The challenge inherent to working in a small backyard of any kind lies in the limited amount of space available for any type of landscaping design. Outdoor rooms and structures have to be scaled down to reflect the size and architecture of the home. Trees and gardens must be also be smaller so as to not dwarf the home and consume what little open space there is. Hardscapes and decorative elements must be built in such a way as to create the illusion of a much larger lawn than is actually present.
Perspective is the key to creating this sort of complimentary relationship between hardscapes, outdoor rooms, patios, garden design, and home architecture. In a small backyard, all landscaping elements are much closer to the house— and consequently bring a much greater visual impact to bear on its aesthetic. Patios are typically highly customized and tend to be constructed using very unique materials whose unique appearance will offset the smaller size. Furniture also tends to be smaller as a general rule, and walkways and pathways must be very narrow in order to enlarge the appearance of the surrounding lawn. For example, bisecting a small backyard behind a townhome with an 18”-wide, winding pathway will create the optimal illusion of a larger yard by dividing a single space into two.
In a similar manner, organic design must also be scaled down to proportions appropriate to the size of the house and surrounding lot. Certain popular garden styles such as French, Italian, or Mediterranean styles most likely cannot be installed in their purest, most traditional forms. Custom modifications have to be made to them so that they may be scaled down to the proportions of their environment. Large trees cannot be planted in a small backyard with limited space. However, a multitude of smaller species exist that will thrive in the Houston climate. These trees can be planted in rows to create organic walls of greenery, or they can be planted individually in key locations and areas of interests. When proportionally scaled against the home itself as a frame of reference, even smaller trees can be made to look like large ones if different species of different heights and foliage types are integrated into the landscape and garden design.

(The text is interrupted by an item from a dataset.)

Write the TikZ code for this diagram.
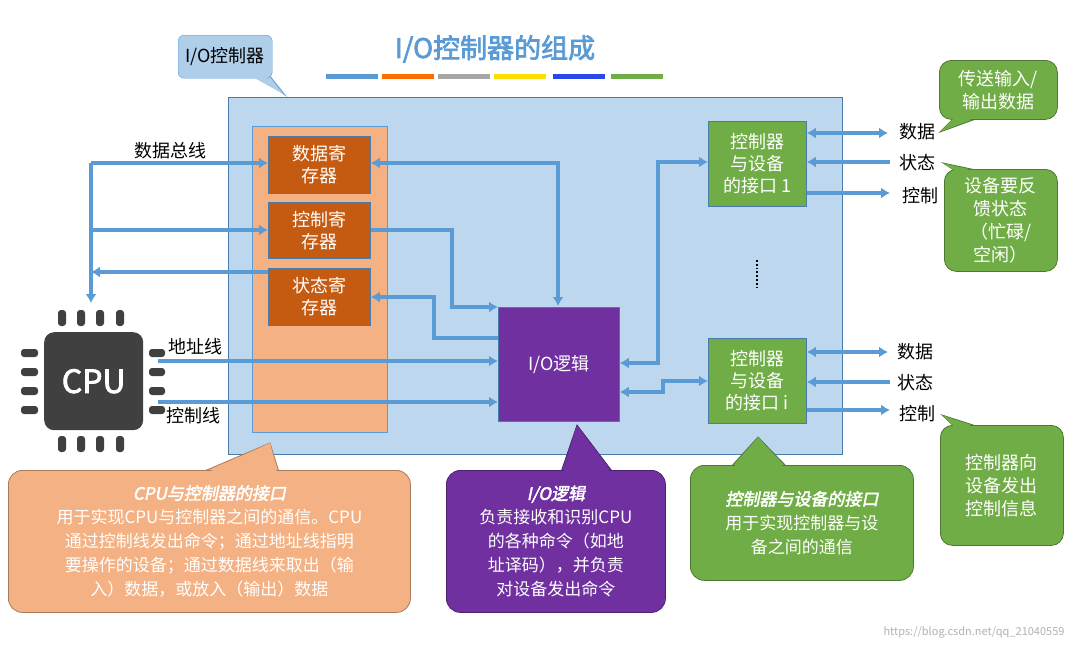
\documentclass[tikz,border=0pt]{standalone}
\usepackage{fontspec}
\setmainfont{Noto Sans CJK SC}[AutoFakeBold=2.5,AutoFakeSlant=0.2]
\usetikzlibrary{arrows.meta}
\definecolor{ln}{RGB}{91,155,213}
\definecolor{bgb}{RGB}{189,215,238}
\definecolor{orl}{RGB}{244,177,131}
\definecolor{ord}{RGB}{197,90,17}
\definecolor{pur}{RGB}{112,48,160}
\definecolor{grn}{RGB}{112,173,71}
\definecolor{cpu}{RGB}{64,64,64}
\definecolor{ttl}{RGB}{91,155,213}
\begin{document}
\begin{tikzpicture}[x=1pt,y=-1pt,
  ar/.style={draw=ln,line width=3.2pt,-{Latex[length=9pt,width=11pt]}},
  dar/.style={draw=ln,line width=3.2pt,{Latex[length=9pt,width=11pt]}-{Latex[length=9pt,width=11pt]}},
  box/.style={draw=ln!80!black,line width=0.8pt,inner sep=0pt,anchor=north west,text=white,align=center,font=\fontsize{18}{22}\selectfont},
  lab/.style={font=\fontsize{18}{20}\selectfont,inner sep=1pt},
  cbord/.style={line width=0.8pt},
  pin/.style={fill=cpu,rounded corners=3pt}]
\useasboundingbox (0,0) rectangle (1073,651);
\fill[white] (0,0) rectangle (1073,651);
% title
\node[font=\fontsize{27}{30}\selectfont\bfseries,text=ttl] (title) at (495,49) {I/O控制器的组成};
\foreach \a/\b/\c in {326/378/ln,382/434/orange!85!red,438/490/gray!70,494/546/yellow!80!orange,553/605/blue!55!ln,611/663/grn}
  \fill[\c] (\a,74) rectangle (\b,79);
% main box
\node[box,fill=bgb,minimum width=614pt,minimum height=357pt] (main) at (228,97) {};
\node[box,fill=orl,draw=ln,minimum width=135pt,minimum height=306pt] (col) at (252,126) {};
\node[box,fill=ord,minimum width=102pt,minimum height=57pt] (r1) at (268,136) {数据寄\\存器};
\node[box,fill=ord,minimum width=102pt,minimum height=56pt] (r2) at (268,202) {控制寄\\存器};
\node[box,fill=ord,minimum width=102pt,minimum height=57pt] (r3) at (268,268) {状态寄\\存器};
\node[box,fill=pur,minimum width=121pt,minimum height=114pt] (io) at (498,307) {I/O逻辑};
\node[box,fill=grn,minimum width=98pt,minimum height=85pt] (if1) at (708,121) {控制器\\与设备\\的接口 1};
\node[box,fill=grn,minimum width=98pt,minimum height=85pt] (ifi) at (708,338) {控制器\\与设备\\的接口 i};
\draw[line width=1.8pt,dotted] (757,260) -- (757,287);
% I/O controller callout
\fill[bgb!85!ln,draw=ln,cbord] (250,70) -- (285,95) -- (265,70) -- cycle;
\node[draw=ln,fill=bgb!85!ln,rounded corners=6pt,minimum width=94pt,minimum height=43pt,lab,anchor=north west,inner sep=0pt] (c0) at (178,35) {I/O控制器};
\fill[bgb!85!ln] (251,76) -- (285,95) -- (264,76) -- cycle;
% CPU
\node[fill=cpu,rounded corners=10pt,minimum width=99pt,minimum height=98pt,anchor=north west,text=white,font=\fontsize{32}{32}\selectfont\bfseries] (cpu) at (44,332) {CPU};
\foreach \x in {62,81,100,120} {\fill[pin] (\x-4,310) rectangle (\x+4,326); \fill[pin] (\x-4,436) rectangle (\x+4,452);}
\foreach \y in {353,372,391,410} {\fill[pin] (21,\y-4) rectangle (38,\y+4); \fill[pin] (149,\y-4) rectangle (165,\y+4);}
% data bus
\coordinate (bus) at (91,163);
\coordinate (cpuin) at (91,303);
\draw[ar] (bus) -- (r1.west |- bus);
\draw[ar] (bus) -- (cpuin);
\draw[ar] (bus |- 0,230) -- (r2.west |- 0,230);
\draw[ar] (r3.west |- 0,272) -- (bus |- 0,272);
\node[lab] (dbl) at (170,151) {数据总线};
\draw[dar] (r1.east |- 0,163) -- (558,163) -- (558,306);
\draw[ar] (r2.east |- 0,230) -- (452,230) -- (452,307) -- (io.west |- 0,307);
\draw[ar] (io.west |- 0,338) -- (434,338) -- (434,297) -- (r3.east |- 0,297);
\draw[ar] (158,361) -- (io.west |- 0,361);
\draw[ar] (158,402) -- (io.west |- 0,402);
\node[lab] (addr) at (195,347) {地址线};
\node[lab] (ctl) at (193,416) {控制线};
\draw[dar] (io.east |- 0,363) -- (658,363) -- (658,162) -- (if1.west |- 0,162);
\draw[dar] (io.east |- 0,392) -- (663,392) -- (663,381) -- (ifi.west |- 0,381);
% interface lines
\foreach \n/\a/\b/\c in {if1/133/162/193,ifi/352/382/410}{
  \draw[dar] (\n.east |- 0,\a) -- (888,\a);
  \draw[ar] (890,\b) -- (\n.east |- 0,\b);
  \draw[ar] (\n.east |- 0,\c) -- (890,\c);
}
\node[lab] (d1) at (917,132) {数据};
\node[lab] (s1) at (917,163) {状态};
\node[lab] (k1) at (920,196) {控制};
\node[lab] (d2) at (915,352) {数据};
\node[lab] (s2) at (915,383) {状态};
\node[lab] (k2) at (917,414) {控制};
% right callouts
\tikzset{gcall/.style={draw=grn!70!black,fill=grn,rounded corners=12pt,cbord,anchor=north west,text=white,align=center,font=\fontsize{18}{23}\selectfont,inner sep=0pt}}
\draw[grn!70!black,fill=grn,cbord] (960,112) -- (940,132) -- (995,112);
\node[gcall,minimum width=118pt,minimum height=59pt] (g1) at (939,60) {传送输入/\\输出数据};
\fill[grn] (962,110) -- (940,132) -- (993,110) -- cycle;
\draw[grn!70!black,fill=grn,cbord] (960,174) -- (943,163) -- (995,174);
\node[gcall,minimum width=113pt,minimum height=102pt] (g2) at (944,169) {设备要反\\馈状态\\（忙碌/\\空闲）};
\fill[grn] (962,176) -- (943,163) -- (993,176) -- cycle;
\draw[grn!70!black,fill=grn,cbord] (960,432) -- (942,415) -- (995,432);
\node[gcall,minimum width=123pt,minimum height=120pt] (g3) at (940,425) {控制器向\\设备发出\\控制信息};
\fill[grn] (962,434) -- (942,415) -- (993,434) -- cycle;
% bottom callouts
\draw[orl!70!black,fill=orl,cbord] (195,475) -- (270,443) -- (280,475);
\node[draw=orl!70!black,fill=orl,rounded corners=14pt,cbord,anchor=north west,minimum width=402pt,minimum height=142pt,inner sep=0pt,text=white,align=center,font=\fontsize{17}{24}\selectfont] (cc) at (8,470) {{\bfseries\itshape CPU与控制器的接口}\\用于实现CPU与控制器之间的通信。CPU\\通过控制线发出命令；通过地址线指明\\要操作的设备；通过数据线来取出（输\\入）数据，或放入（输出）数据};
\fill[orl] (198,477) -- (270,443) -- (278,477) -- cycle;
\draw[pur!70!black,fill=pur,cbord] (560,475) -- (577,425) -- (615,475);
\node[draw=pur!70!black,fill=pur,rounded corners=14pt,cbord,anchor=north west,minimum width=219pt,minimum height=142pt,inner sep=0pt,text=white,align=center,font=\fontsize{17}{24}\selectfont] (ci) at (446,470) {{\bfseries\itshape I/O逻辑}\\负责接收和识别CPU\\的各种命令（如地\\址译码），并负责\\对设备发出命令};
\fill[pur] (562,477) -- (577,425) -- (613,477) -- cycle;
\draw[grn!70!black,fill=grn,cbord] (728,470) -- (758,437) -- (790,470);
\node[draw=grn!70!black,fill=grn,rounded corners=14pt,cbord,anchor=north west,minimum width=223pt,minimum height=115pt,inner sep=0pt,text=white,align=center,font=\fontsize{17}{24}\selectfont] (cg) at (690,465) {{\bfseries\itshape 控制器与设备的接口}\\用于实现控制器与设\\备之间的通信};
\fill[grn] (730,472) -- (758,437) -- (788,472) -- cycle;
\node[text=gray!60,font=\fontsize{11}{12}\selectfont,anchor=south east] (wm) at (1068,642) {https://blog.csdn.net/qq\_21040559};
\end{tikzpicture}
\end{document}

Another way to enlarge the look of a property is to build a decorative wall around its perimeter. While this might appear at face value to work against to the idea of optically expansion, the opposite holds true. Small backyards appear dwarfed when one can see beyond them into larger lots nearby. However, when these same yards are insulated by an enclosure, they actually appear much larger as a self-contained environments separated from the outside world. Design elements can then be used to further decorate these walls in any number of ways. Planters can be built into their sides that can be used to grow anything from herbs to seasonal flowers. Decorative urns and pottery can be used to punctuate wall corners and adorn adjacent patio areas, and wall fountains can be integrated into vertical hardscapes to add a sense of tranquility by day and illuminated movement at night.